Past Residents

Residents Map

Yasmina Haddad

Yasmina Haddad’s artistic practice is based on photography and sometimes extends to different media such as sculpture, sound and set design. Recent works focus on how different cultural expressions are inevitably connected and how this reciprocal impact manifests through esthetics. The subjects shown often derive from the fields of fashion and theatre, and are portrayed in stage-like situations.
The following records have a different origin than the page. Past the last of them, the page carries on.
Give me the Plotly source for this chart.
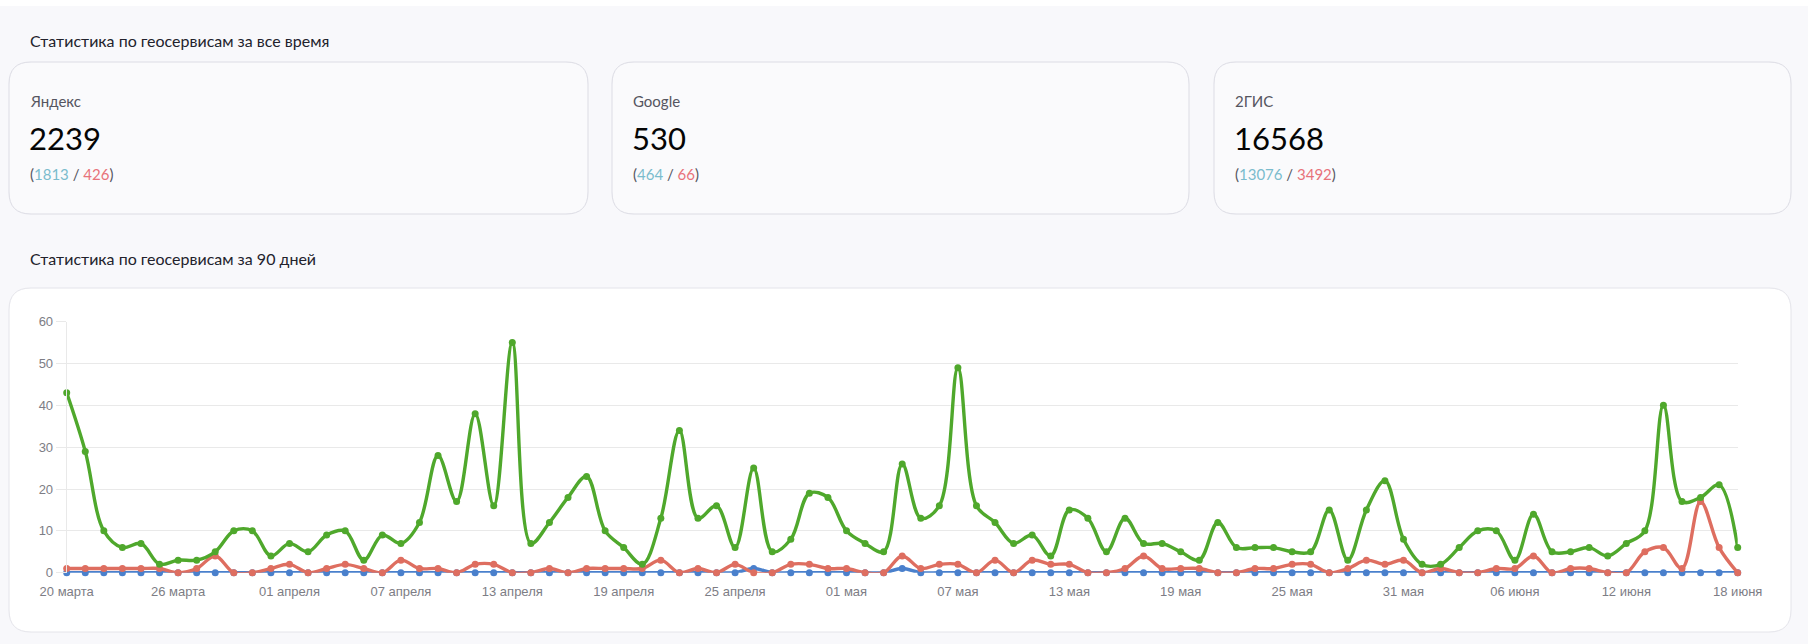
import plotly.graph_objects as go

W, H = 1808, 644

# ---- data ----
days = list(range(91))  # 20 марта .. 18 июня
tick_idx = list(range(0, 91, 6))
tick_labels = ["20 марта", "26 марта", "01 апреля", "07 апреля", "13 апреля", "19 апреля",
               "25 апреля", "01 мая", "07 мая", "13 мая", "19 мая", "25 мая", "31 мая",
               "06 июня", "12 июня", "18 июня"]

green = [43, 29, 10, 6, 7, 2, 3, 3, 5, 10, 10, 4, 7, 5, 9, 10, 3, 9, 7, 12,
         28, 17, 38, 16, 55, 7, 12, 18, 23, 10, 6, 2, 13, 34, 13, 16, 6, 25, 5, 8,
         19, 18, 10, 7, 5, 26, 13, 16, 49, 16, 12, 7, 9, 4, 15, 13, 5, 13, 7, 7,
         5, 3, 12, 6, 6, 6, 5, 5, 15, 3, 15, 22, 8, 2, 2, 6, 10, 10, 3, 14,
         5, 5, 6, 4, 7, 10, 40, 17, 18, 21, 6]
red = [1, 1, 1, 1, 1, 1, 0, 1, 4, 0, 0, 1, 2, 0, 1, 2, 1, 0, 3, 1,
       1, 0, 2, 2, 0, 0, 1, 0, 1, 1, 1, 1, 3, 0, 1, 0, 2, 0, 0, 2,
       2, 1, 1, 0, 0, 4, 1, 2, 2, 0, 3, 0, 3, 2, 2, 0, 0, 1, 4, 1,
       1, 1, 0, 0, 1, 1, 2, 2, 0, 1, 3, 2, 3, 0, 1, 0, 0, 1, 1, 4,
       0, 1, 1, 0, 0, 5, 6, 1, 17, 6, 0]
blue = [0] * 91
blue[37] = 1
blue[45] = 1

cards = [
    {"name": "Яндекс", "total": "2239", "pos": "1813", "neg": "426"},
    {"name": "Google", "total": "530", "pos": "464", "neg": "66"},
    {"name": "2ГИС", "total": "16568", "pos": "13076", "neg": "3492"},
]

# ---- styles ----
GREEN = "#4fa82c"
RED = "#de6e60"
BLUE = "#4a80cc"
FONT = "Lato"


def px(x):
    return x / W


def py(y):
    return 1 - y / H


def rrect(x0, y0, x1, y1, r, fill, line):
    rx, ry = r / W, r / H
    X0, X1 = px(x0), px(x1)
    Y0, Y1 = py(y0), py(y1)  # Y0 top (larger), Y1 bottom
    path = (f"M {X0+rx},{Y0} L {X1-rx},{Y0} Q {X1},{Y0} {X1},{Y0-ry} "
            f"L {X1},{Y1+ry} Q {X1},{Y1} {X1-rx},{Y1} "
            f"L {X0+rx},{Y1} Q {X0},{Y1} {X0},{Y1+ry} "
            f"L {X0},{Y0-ry} Q {X0},{Y0} {X0+rx},{Y0} Z")
    return dict(type="path", xref="paper", yref="paper", path=path,
                fillcolor=fill, line=dict(color=line, width=1), layer="below")


fig = go.Figure()
for vals, col in [(blue, BLUE), (red, RED), (green, GREEN)]:
    fig.add_trace(go.Scatter(
        x=days, y=vals, mode="lines+markers",
        line=dict(color=col, width=3.4, shape="spline", smoothing=1.0),
        marker=dict(color=col, size=7),
        cliponaxis=False, hoverinfo="skip", showlegend=False))

shapes = [dict(type="rect", xref="paper", yref="paper", x0=0, x1=1, y0=py(6), y1=1,
               fillcolor="#ffffff", line=dict(width=0), layer="below")]
card_x = [(9, 588), (612, 1189), (1214, 1791)]
for (x0, x1) in card_x:
    shapes.append(rrect(x0, 62, x1, 214, 22, "#fafafc", "#dcdce4"))
shapes.append(rrect(9, 288, 1791, 632, 22, "#ffffff", "#e4e4ea"))

ann = []
ann.append(dict(text="Статистика по геосервисам за все время", x=px(28), y=py(40),
                xref="paper", yref="paper", xanchor="left", yanchor="middle",
                showarrow=False, font=dict(family=FONT, size=16, color="#22222c")))
ann.append(dict(text="Статистика по геосервисам за 90 дней", x=px(28), y=py(258),
                xref="paper", yref="paper", xanchor="left", yanchor="middle",
                showarrow=False, font=dict(family=FONT, size=16, color="#22222c")))
for c, (x0, x1) in zip(cards, card_x):
    tx = x0 + 19
    ann.append(dict(text=c["name"], x=px(tx), y=py(101), xref="paper", yref="paper",
                    xanchor="left", yanchor="middle", showarrow=False,
                    font=dict(family=FONT, size=15, color="#555560")))
    ann.append(dict(text=c["total"], x=px(tx - 1), y=py(138), xref="paper", yref="paper",
                    xanchor="left", yanchor="middle", showarrow=False,
                    font=dict(family=FONT, size=31, color="#050505")))
    ann.append(dict(text=f"(<span style='color:#7bbccd'>{c['pos']}</span> / "
                         f"<span style='color:#e8727a'>{c['neg']}</span>)",
                    x=px(tx), y=py(174), xref="paper", yref="paper",
                    xanchor="left", yanchor="middle", showarrow=False,
                    font=dict(family=FONT, size=15, color="#555560")))

fig.update_layout(
    width=W, height=H, autosize=False,
    margin=dict(l=0, r=0, t=0, b=0, pad=0, autoexpand=False),
    paper_bgcolor="#f8f8fb", plot_bgcolor="rgba(0,0,0,0)",
    shapes=shapes, annotations=ann,
    xaxis=dict(domain=[66.7 / W, 1737.7 / W], range=[0, 90], automargin=False,
               tickvals=tick_idx, ticktext=tick_labels,
               showgrid=False, zeroline=False, showline=False,
               ticks="outside", ticklen=7, tickcolor="rgba(0,0,0,0)",
               tickfont=dict(family="Liberation Sans", size=13, color="#7d7d85")),
    yaxis=dict(domain=[py(572.7), py(321.7)], range=[0, 60], automargin=False,
               tickvals=[0, 10, 20, 30, 40, 50, 60],
               showgrid=True, gridcolor="#e9e9e9", gridwidth=1,
               zeroline=False, showline=True, linecolor="#e9e9e9", linewidth=1,
               ticks="outside", ticklen=10, tickcolor="#e9e9e9",
               tickfont=dict(family="Liberation Sans", size=13, color="#7d7d85")),
)

fig.write_html("out.html")
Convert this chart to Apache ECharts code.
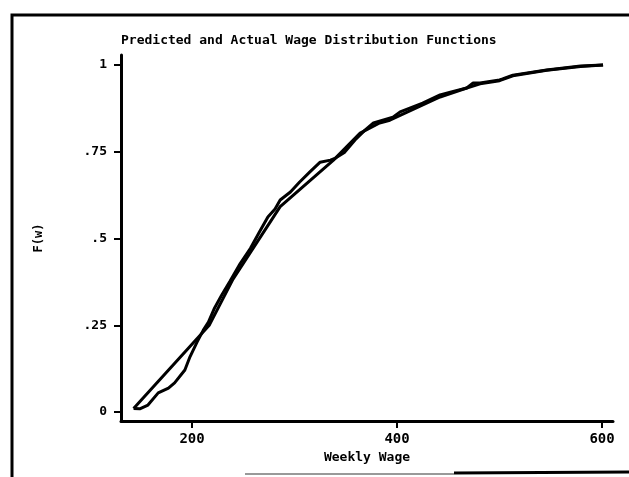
<!DOCTYPE html>
<html>
<head>
<meta charset="utf-8">
<script src="https://cdn.jsdelivr.net/npm/echarts@6/dist/echarts.min.js"></script>
<style>
html,body{margin:0;padding:0;background:#fff;}
#chart{width:629px;height:477px;}
</style>
</head>
<body>
<div id="chart"></div>
<script>
// ---- data ----
var titleText = 'Predicted and Actual Wage Distribution Functions';
var xName = 'Weekly Wage';
var yName = 'F(w)';
var xTicks = [200, 400, 600];
var yTicks = [0, 0.25, 0.5, 0.75, 1];
var yTickLabels = ['0', '.25', '.5', '.75', '1'];

var actualWage = [143, 149, 157, 167, 177, 183, 193, 198, 205, 211, 216, 222, 229, 237, 247, 257, 266, 274, 281, 286, 296, 305, 315, 325, 335, 340, 349, 359, 369, 377, 396, 403, 425, 442, 452, 468, 474, 481, 500, 503, 513, 546, 579, 601];
var actualF    = [0.01, 0.009, 0.02, 0.055, 0.069, 0.084, 0.121, 0.159, 0.202, 0.236, 0.259, 0.300, 0.337, 0.377, 0.428, 0.472, 0.52, 0.562, 0.585, 0.611, 0.634, 0.663, 0.692, 0.720, 0.726, 0.732, 0.749, 0.784, 0.813, 0.833, 0.850, 0.865, 0.890, 0.914, 0.922, 0.934, 0.948, 0.948, 0.957, 0.960, 0.971, 0.986, 0.997, 1.0];

var predWage = [143, 217, 240, 286, 338, 364, 383, 393, 442, 468, 481, 500, 513, 546, 579, 601];
var predF    = [0.01, 0.251, 0.383, 0.592, 0.726, 0.804, 0.833, 0.841, 0.908, 0.934, 0.946, 0.955, 0.969, 0.985, 0.996, 1.0];

function pairs(xs, ys){ return xs.map(function(x,i){ return [x, ys[i]]; }); }

var FONT = '"DejaVu Sans Mono", "Liberation Mono", monospace';
var chart = echarts.init(document.getElementById('chart'), null, {renderer:'canvas'});
chart.setOption({
  animation: false,
  backgroundColor: '#ffffff',
  title: {
    text: titleText,
    left: 116, top: 29,
    textStyle: {fontFamily: FONT, fontWeight: 'bold', fontSize: 13, color: '#000'}
  },
  grid: {left: 121, right: 16, top: 55, bottom: 56, containLabel: false},
  xAxis: {
    type: 'value', min: 130.7, max: 610.7,
    name: xName, nameLocation: 'middle', nameGap: 25,
    nameTextStyle: {fontFamily: FONT, fontWeight: 'bold', fontSize: 13, color: '#000'},
    axisLine: {show: true, onZero: false, lineStyle: {color: '#000', width: 3}},
    axisTick: {show: true, length: 7, customValues: xTicks, lineStyle: {color: '#000', width: 2}},
    axisLabel: {customValues: xTicks, margin: 11, fontFamily: FONT, fontWeight: 'bold', fontSize: 14, color: '#000'},
    splitLine: {show: false}
  },
  yAxis: {
    type: 'value', min: -0.026, max: 1.029,
    name: yName, nameLocation: 'middle', nameGap: 76, nameRotate: 90,
    nameTextStyle: {fontFamily: FONT, fontWeight: 'bold', fontSize: 12, color: '#000'},
    axisLine: {show: true, onZero: false, lineStyle: {color: '#000', width: 3}},
    axisTick: {show: true, length: 7, customValues: yTicks, lineStyle: {color: '#000', width: 2}},
    axisLabel: {customValues: yTicks, margin: 14, fontFamily: FONT, fontWeight: 'bold', fontSize: 13, color: '#000',
      formatter: function(v){ var i = yTicks.indexOf(v); return i >= 0 ? yTickLabels[i] : ''; }},
    splitLine: {show: false}
  },
  series: [
    {name: 'Predicted', type: 'line', data: pairs(predWage, predF), showSymbol: false, symbol: 'none',
     lineStyle: {color: '#000', width: 3}, smooth: false, z: 3},
    {name: 'Actual', type: 'line', data: pairs(actualWage, actualF), showSymbol: false, symbol: 'none',
     lineStyle: {color: '#000', width: 3}, smooth: false, z: 3}
  ],
  graphic: [
    {type: 'polyline', shape: {points: [[12, 477], [12, 15], [629, 15]]}, style: {stroke: '#000', lineWidth: 3, fill: null}},
    {type: 'line', shape: {x1: 245, y1: 474, x2: 454, y2: 474}, style: {stroke: '#999', lineWidth: 2}},
    {type: 'line', shape: {x1: 454, y1: 473, x2: 629, y2: 472}, style: {stroke: '#000', lineWidth: 3}}
  ]
});
</script>
</body>
</html>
Somewhat artificial and glossy, isolated from their usual settings, they depict socio-cultural processes and recall the malaise of postmodern sensitivities.

Yasmina Haddad has exhibited work at Beirut Art Center; Liu Haisu Museum, Shanghai; and Kunsthalle Exnergasse, Vienna, among others.

Furen Dai

Furen Dai’s practice has focused largely on the economy of culture industry, and how languages lose function, usage, and history. Dai’s hybrid art practice utilizes video, sound, sculpture, painting and collaboration. Her years as a professional translator and interest in linguistic studies have guided her artistic practice since 2015. She has been researching and developing the nearly extinct language of NüShu. The language, derived from Chinese characters, was created and used exclusively by women.

Furen Dai has exhibited work at the 13th Athens Digital Arts Festival, Greece; 2016 International Video Art Festival Now&After, Moscow, Russia; and Edinburgh Artists’ Moving Image Festival, Scotland, amongst other.

 

Allard van Hoorn

Allard van Hoorn investigates relationships to our environment incorporating the disciplines of architecture, design, music and dance. He visually, acoustically and spatially transcodes our usage and perception of cities and nature in order to question preconceptions and experiences of the spaces we live and work in. Through mapping and the subsequent re-ordering of embedded rituals, rules and routines in buildings and public spaces, he allows for reinterpretation of form and function taking into account the inherent impossibility of complete description of our world by manmade systems.

Allard van Hoorn (Leiden, The Netherlands, 1968) has been shown at biennials in cities including Istanbul, Shenzen and Gwangju. His work has also been shown at the de Appel Arts Centre and Stedelijk Museum Amsterdam, Storefront for Art and Architecture, New York City; Pinakothek der Moderne, Zurich; the Moore Space, Miami; MoCA and Zendai MoMA, Shanghai; Art Rotterdam; Van Abbemuseum, Eindhoven; Gasworks, London; CCCB, Barcelona; Museu de Arte Moderna, Salvador; Museo de la Ciudad de México, the German Architectural Centre, Berlin and Contemporary Arts Center, Cincinnati. He currently collaborates as Outpost with OfficeUS, the official participation of the United States at the Venice Architectural Biennial. He tutors at the Architectural Association in London.